Eric Archer’s (ALH84001) Oscillator artworks operate on a number levels – on one hand they are calligraphic gestures of a robot mind that never gets bored with repeating her own autograph. On another, they come across as pure Op-art surface, black and white patterns that are a time-space mapping of a deterministic harmonic process. They also have a decorative aspect and would make excellent wallpaper, although each of the motifs in these generator tessellations are slightly different. The symmetry in some of the outputs is very reminiscent of Rorschach’s inkblots too, and so tease the viewer into a kind of scrying or pattern recognition. One of my favourites is ‘Enclosed by Golden Rectangles’ which could be one of John Cage’s experimental musical notation systems but is in fact ‘Fifteen analog lissajous figures modulated by 8-bit ASCII character diads, spelling the title of the piece’! Many of the pictures have intriguing descriptions and well as technical specifics, here’s a capture:

‘The process is like this: compose image on the oscilloscope, then slow the oscillator down about 1000x, and record it on paper with a modified analog plotter.

Analog plotters were once common in research and engineering laboratories. It’s basically a voltage-controlled Etch-a-Sketch, for capturing experimental data on graph paper. Paper is held down electrostatically on a flat bed, and analog servos position the pen in real time.’

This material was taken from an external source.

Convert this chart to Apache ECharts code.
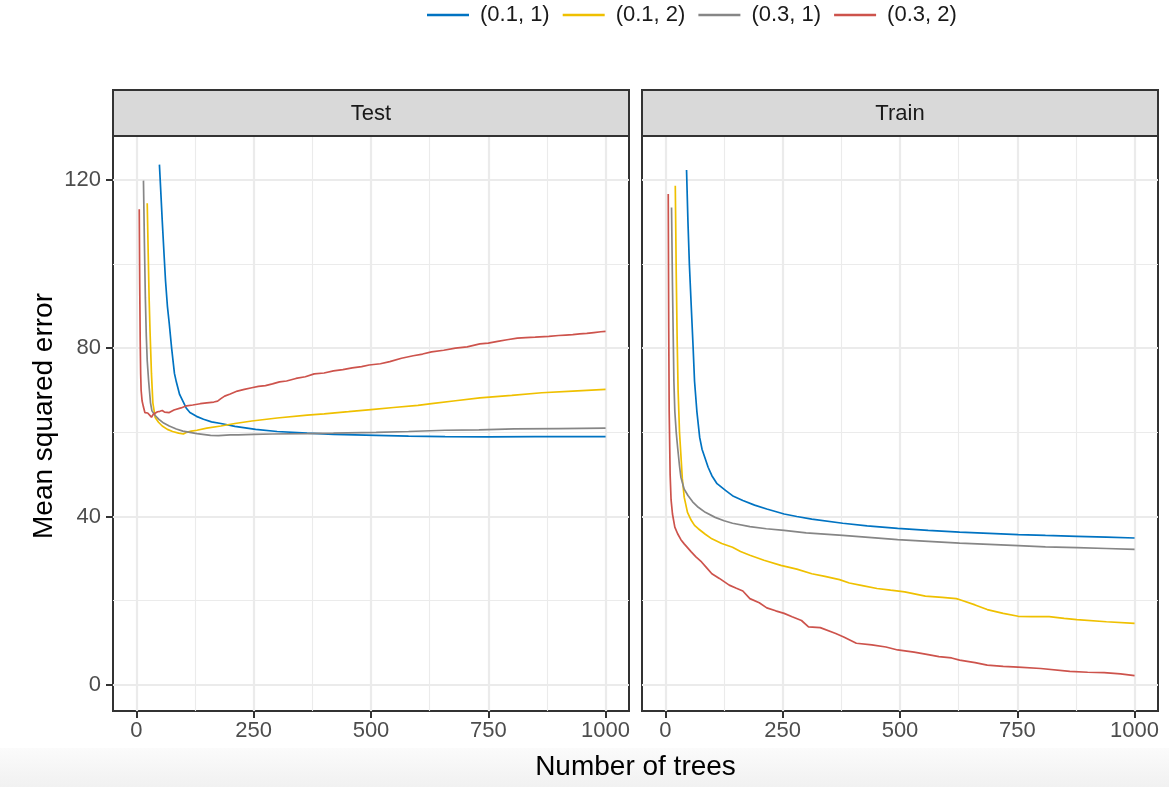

Inspired by Eric’s Oscillography set I dug up a few pointers to Scope Art, of the past, notably the work of Ben Laposky who specialised in this kind of work from the early 50’s right through to the late 60’s. He came up with the word ‘Oscillon’ to describe his work as documented in ‘Oscillons: Electronic Abstractions’ an article featured in the book ‘Artist and Computer’ published in 1976. An aside – this book cover is quite rightly described as ‘scary’ by Joost Rekveld in his blog entry ‘Artist, computer and radiant roots of ray tracing’.

From the chapter:

‘I got into oscillographic art through a long-time interest in art or design derived from mathematics and physics. I had worked with geometric design, analytic and other algebraic curves, ‘magic line’ patterns from magic number arrangements, harmonograph machine tracings, pendulum patterns, and so on. The oscilloscope seemed to me to be a way of getting a wider variety of similar kinds of design and with controlled effects to produce even newer forms not feasible with previous techniques.

And:

‘Oscillographic art might be considered as a kind of visual music, as the basic waveforms resemble sound waves. I used sine waves, saw tooths, square waves, triangular waves, and others in various combinations, modulations, envelops, sweeps, etc. Oscillons usually are not accidental or naturally occurring forms, but are composed by the selection and control of the oscilloscope settings and of varied input circuitry. I used especially modified oscilloscopes for this work, as well as some of my own specifically designed electronic instruments.’

The method for capturing the oscillations were quite different to way Eric obtains his, Laposky manipulated electronic beams across the face of an oscilloscope’s cathode-ray tube and then recorded the abstract waveforms using high-speed film.

Another well know computer artist pioneer who used oscilloscopes to produce art is Herbert W Franke, who made monochromatic Oscillogramms and Lightforms during the mid 50’s. Yet another is Mary Ellen Bute, of whom Inbetweennoise has uncovered some interesting notes regarding her Abstronics:

‘for years i have tried to find a method for controlling a source of light to produce images in rhythm. i wanted to manipulate light to produce visual compositions in time continuity much as a musician manipulates sound to produce music… on january 31, 1932, we (Bute and Leon Theremin!) gave our first demonstration of “the perimeters of light and sound and their possible synchronization”. this was an early use of electronics for drawings…dr. potter (of bell labs) designed an electronic circuit for such an application of the oscilloscope… by turning knobs and switches on a control board i can “draw” with a beam of light with as much freedom as with a brush.’

Of course we can go back further than the oscilloscope for examples of this kind of harmonic line art, think Harmonograph for example. A related post of interest is also Drawings of Harmonic Motion.